--- Start of Data excerpt ---
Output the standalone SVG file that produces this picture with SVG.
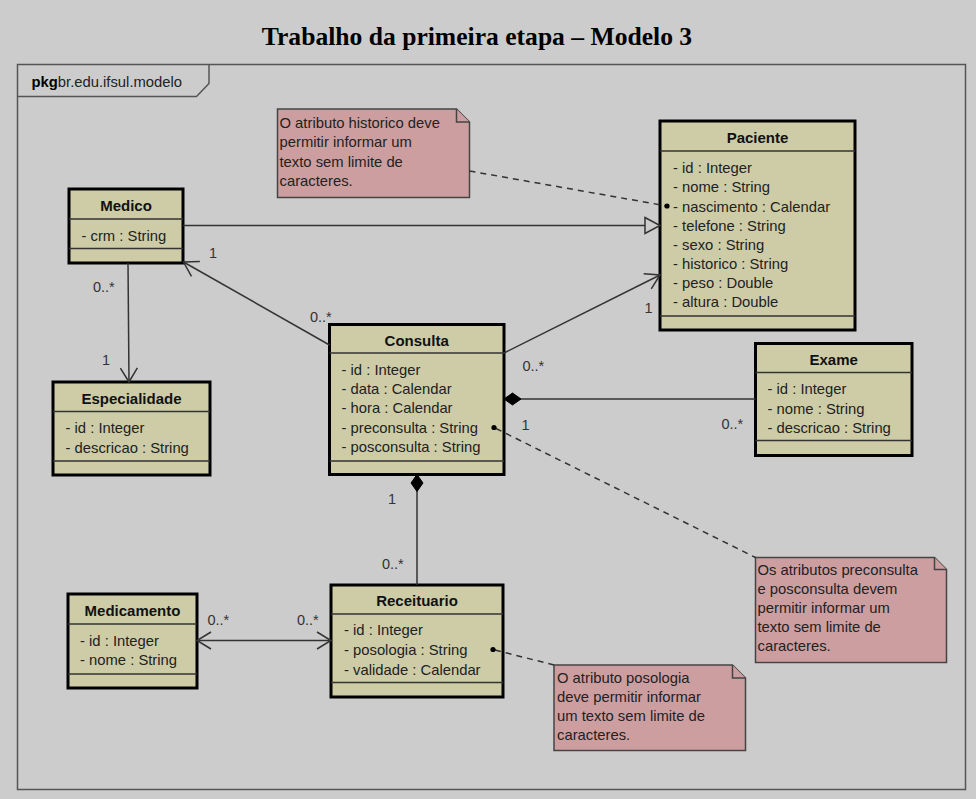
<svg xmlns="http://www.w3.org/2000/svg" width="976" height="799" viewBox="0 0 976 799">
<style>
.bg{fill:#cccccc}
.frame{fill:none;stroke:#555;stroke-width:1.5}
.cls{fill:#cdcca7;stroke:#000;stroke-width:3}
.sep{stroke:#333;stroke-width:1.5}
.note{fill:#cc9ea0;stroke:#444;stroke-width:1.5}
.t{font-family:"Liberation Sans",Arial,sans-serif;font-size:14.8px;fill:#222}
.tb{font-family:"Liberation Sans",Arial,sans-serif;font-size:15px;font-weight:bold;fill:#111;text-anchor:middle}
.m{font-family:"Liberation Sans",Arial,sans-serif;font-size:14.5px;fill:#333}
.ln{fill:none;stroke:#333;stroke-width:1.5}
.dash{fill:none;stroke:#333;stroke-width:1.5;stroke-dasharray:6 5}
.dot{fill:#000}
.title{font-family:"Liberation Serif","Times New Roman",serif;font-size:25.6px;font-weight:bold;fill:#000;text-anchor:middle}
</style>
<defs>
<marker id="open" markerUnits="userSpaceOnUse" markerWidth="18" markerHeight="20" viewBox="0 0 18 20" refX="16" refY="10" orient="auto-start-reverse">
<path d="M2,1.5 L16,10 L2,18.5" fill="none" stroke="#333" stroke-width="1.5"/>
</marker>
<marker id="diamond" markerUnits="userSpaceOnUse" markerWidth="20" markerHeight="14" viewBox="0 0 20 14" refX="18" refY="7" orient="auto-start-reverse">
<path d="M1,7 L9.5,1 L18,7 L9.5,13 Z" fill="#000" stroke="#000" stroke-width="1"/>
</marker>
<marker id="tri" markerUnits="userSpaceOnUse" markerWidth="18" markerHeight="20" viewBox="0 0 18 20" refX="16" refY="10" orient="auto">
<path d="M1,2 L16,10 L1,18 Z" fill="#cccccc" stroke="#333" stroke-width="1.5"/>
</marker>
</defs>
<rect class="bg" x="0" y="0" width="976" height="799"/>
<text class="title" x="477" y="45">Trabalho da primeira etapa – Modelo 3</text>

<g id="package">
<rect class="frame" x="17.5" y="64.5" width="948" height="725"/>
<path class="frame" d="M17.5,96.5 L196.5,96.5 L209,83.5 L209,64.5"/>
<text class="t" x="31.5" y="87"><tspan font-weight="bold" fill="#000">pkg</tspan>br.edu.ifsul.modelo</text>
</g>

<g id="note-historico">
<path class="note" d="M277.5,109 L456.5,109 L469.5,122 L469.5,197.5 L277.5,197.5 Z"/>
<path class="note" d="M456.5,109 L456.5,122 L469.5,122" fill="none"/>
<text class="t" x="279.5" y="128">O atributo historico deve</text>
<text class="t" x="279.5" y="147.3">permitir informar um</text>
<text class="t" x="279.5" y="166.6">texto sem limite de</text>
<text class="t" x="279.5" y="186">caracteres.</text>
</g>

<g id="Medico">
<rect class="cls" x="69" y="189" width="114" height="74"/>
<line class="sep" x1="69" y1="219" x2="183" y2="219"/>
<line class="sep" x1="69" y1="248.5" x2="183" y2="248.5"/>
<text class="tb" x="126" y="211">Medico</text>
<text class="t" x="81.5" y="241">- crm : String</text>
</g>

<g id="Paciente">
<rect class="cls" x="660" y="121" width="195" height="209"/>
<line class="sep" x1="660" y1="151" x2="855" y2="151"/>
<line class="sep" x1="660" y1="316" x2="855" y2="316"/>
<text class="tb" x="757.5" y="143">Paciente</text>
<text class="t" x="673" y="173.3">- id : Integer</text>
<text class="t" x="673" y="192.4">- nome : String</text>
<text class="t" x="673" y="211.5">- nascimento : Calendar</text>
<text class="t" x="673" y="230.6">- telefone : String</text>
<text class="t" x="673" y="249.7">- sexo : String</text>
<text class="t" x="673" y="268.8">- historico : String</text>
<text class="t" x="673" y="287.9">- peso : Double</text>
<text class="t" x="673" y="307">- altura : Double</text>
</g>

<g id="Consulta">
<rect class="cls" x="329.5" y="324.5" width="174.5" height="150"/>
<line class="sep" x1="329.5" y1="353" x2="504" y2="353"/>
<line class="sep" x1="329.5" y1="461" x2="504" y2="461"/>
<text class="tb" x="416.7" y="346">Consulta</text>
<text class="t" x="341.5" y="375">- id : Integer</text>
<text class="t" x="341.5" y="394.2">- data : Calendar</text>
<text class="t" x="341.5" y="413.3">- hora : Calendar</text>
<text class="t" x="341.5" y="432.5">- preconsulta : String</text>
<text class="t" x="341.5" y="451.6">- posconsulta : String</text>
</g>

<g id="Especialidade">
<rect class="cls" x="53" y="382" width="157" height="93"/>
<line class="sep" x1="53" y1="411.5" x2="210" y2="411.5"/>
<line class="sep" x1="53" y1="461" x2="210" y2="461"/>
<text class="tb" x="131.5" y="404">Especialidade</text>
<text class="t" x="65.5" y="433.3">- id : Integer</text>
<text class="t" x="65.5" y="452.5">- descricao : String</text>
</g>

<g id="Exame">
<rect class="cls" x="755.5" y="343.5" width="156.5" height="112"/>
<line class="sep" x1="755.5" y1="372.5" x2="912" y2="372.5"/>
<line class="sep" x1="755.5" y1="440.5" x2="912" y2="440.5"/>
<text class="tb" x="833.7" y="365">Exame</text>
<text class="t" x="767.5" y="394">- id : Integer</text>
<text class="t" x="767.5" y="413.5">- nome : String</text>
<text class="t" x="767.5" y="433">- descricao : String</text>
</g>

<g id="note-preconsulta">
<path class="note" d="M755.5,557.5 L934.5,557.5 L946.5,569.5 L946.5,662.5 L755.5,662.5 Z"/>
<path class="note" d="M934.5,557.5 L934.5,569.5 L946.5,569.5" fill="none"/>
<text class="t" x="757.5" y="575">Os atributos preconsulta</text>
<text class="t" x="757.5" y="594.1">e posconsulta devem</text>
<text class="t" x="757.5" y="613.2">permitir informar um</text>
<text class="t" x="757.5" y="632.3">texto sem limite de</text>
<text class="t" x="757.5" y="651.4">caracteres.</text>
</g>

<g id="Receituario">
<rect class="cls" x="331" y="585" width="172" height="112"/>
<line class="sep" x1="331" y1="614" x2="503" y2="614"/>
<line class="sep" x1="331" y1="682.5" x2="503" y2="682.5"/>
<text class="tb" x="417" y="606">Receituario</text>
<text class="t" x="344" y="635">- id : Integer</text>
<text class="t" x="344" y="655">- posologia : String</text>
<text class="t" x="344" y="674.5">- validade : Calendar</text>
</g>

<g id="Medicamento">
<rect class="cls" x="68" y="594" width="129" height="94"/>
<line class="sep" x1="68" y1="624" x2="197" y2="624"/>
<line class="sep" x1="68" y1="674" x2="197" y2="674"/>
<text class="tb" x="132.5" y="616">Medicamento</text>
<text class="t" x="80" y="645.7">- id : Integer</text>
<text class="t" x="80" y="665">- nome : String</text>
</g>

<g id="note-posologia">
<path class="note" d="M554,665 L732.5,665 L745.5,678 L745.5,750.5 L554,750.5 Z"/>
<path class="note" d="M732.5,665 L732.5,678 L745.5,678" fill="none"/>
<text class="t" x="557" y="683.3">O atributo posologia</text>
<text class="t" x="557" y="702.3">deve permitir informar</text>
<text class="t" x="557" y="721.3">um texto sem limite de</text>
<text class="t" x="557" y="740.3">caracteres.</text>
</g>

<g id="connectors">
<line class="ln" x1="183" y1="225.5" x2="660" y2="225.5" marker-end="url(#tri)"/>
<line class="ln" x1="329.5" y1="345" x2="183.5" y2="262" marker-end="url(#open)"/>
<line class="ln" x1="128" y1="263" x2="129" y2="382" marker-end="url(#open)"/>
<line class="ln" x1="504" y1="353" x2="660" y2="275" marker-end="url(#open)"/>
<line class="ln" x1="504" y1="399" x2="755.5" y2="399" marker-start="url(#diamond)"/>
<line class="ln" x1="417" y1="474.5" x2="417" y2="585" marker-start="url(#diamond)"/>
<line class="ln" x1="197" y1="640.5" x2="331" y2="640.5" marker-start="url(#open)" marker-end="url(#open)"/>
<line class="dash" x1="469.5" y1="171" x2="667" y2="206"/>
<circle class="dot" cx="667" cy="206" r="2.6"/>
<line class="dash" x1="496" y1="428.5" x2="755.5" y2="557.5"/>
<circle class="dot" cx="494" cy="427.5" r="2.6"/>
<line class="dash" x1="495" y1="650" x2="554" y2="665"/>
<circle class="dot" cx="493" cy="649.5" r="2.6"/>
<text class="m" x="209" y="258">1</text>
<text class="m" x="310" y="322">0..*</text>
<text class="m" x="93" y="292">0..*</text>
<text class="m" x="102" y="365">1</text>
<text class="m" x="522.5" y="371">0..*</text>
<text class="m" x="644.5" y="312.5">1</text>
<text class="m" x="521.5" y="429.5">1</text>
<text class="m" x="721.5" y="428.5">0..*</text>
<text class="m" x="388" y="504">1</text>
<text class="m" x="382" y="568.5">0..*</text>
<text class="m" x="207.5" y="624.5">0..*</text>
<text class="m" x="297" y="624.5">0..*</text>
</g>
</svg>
--- End of Data excerpt ---
Problem
Everything from the first line of the listing above through the line that contains "etapa – Modelo 3</text>" is to be restated word for word, minus the pictures.

Response
Output the standalone SVG file that produces this picture with SVG.
<svg xmlns="http://www.w3.org/2000/svg" width="976" height="799" viewBox="0 0 976 799">
<style>
.bg{fill:#cccccc}
.frame{fill:none;stroke:#555;stroke-width:1.5}
.cls{fill:#cdcca7;stroke:#000;stroke-width:3}
.sep{stroke:#333;stroke-width:1.5}
.note{fill:#cc9ea0;stroke:#444;stroke-width:1.5}
.t{font-family:"Liberation Sans",Arial,sans-serif;font-size:14.8px;fill:#222}
.tb{font-family:"Liberation Sans",Arial,sans-serif;font-size:15px;font-weight:bold;fill:#111;text-anchor:middle}
.m{font-family:"Liberation Sans",Arial,sans-serif;font-size:14.5px;fill:#333}
.ln{fill:none;stroke:#333;stroke-width:1.5}
.dash{fill:none;stroke:#333;stroke-width:1.5;stroke-dasharray:6 5}
.dot{fill:#000}
.title{font-family:"Liberation Serif","Times New Roman",serif;font-size:25.6px;font-weight:bold;fill:#000;text-anchor:middle}
</style>
<defs>
<marker id="open" markerUnits="userSpaceOnUse" markerWidth="18" markerHeight="20" viewBox="0 0 18 20" refX="16" refY="10" orient="auto-start-reverse">
<path d="M2,1.5 L16,10 L2,18.5" fill="none" stroke="#333" stroke-width="1.5"/>
</marker>
<marker id="diamond" markerUnits="userSpaceOnUse" markerWidth="20" markerHeight="14" viewBox="0 0 20 14" refX="18" refY="7" orient="auto-start-reverse">
<path d="M1,7 L9.5,1 L18,7 L9.5,13 Z" fill="#000" stroke="#000" stroke-width="1"/>
</marker>
<marker id="tri" markerUnits="userSpaceOnUse" markerWidth="18" markerHeight="20" viewBox="0 0 18 20" refX="16" refY="10" orient="auto">
<path d="M1,2 L16,10 L1,18 Z" fill="#cccccc" stroke="#333" stroke-width="1.5"/>
</marker>
</defs>
<rect class="bg" x="0" y="0" width="976" height="799"/>
<text class="title" x="477" y="45">Trabalho da primeira etapa – Modelo 3</text>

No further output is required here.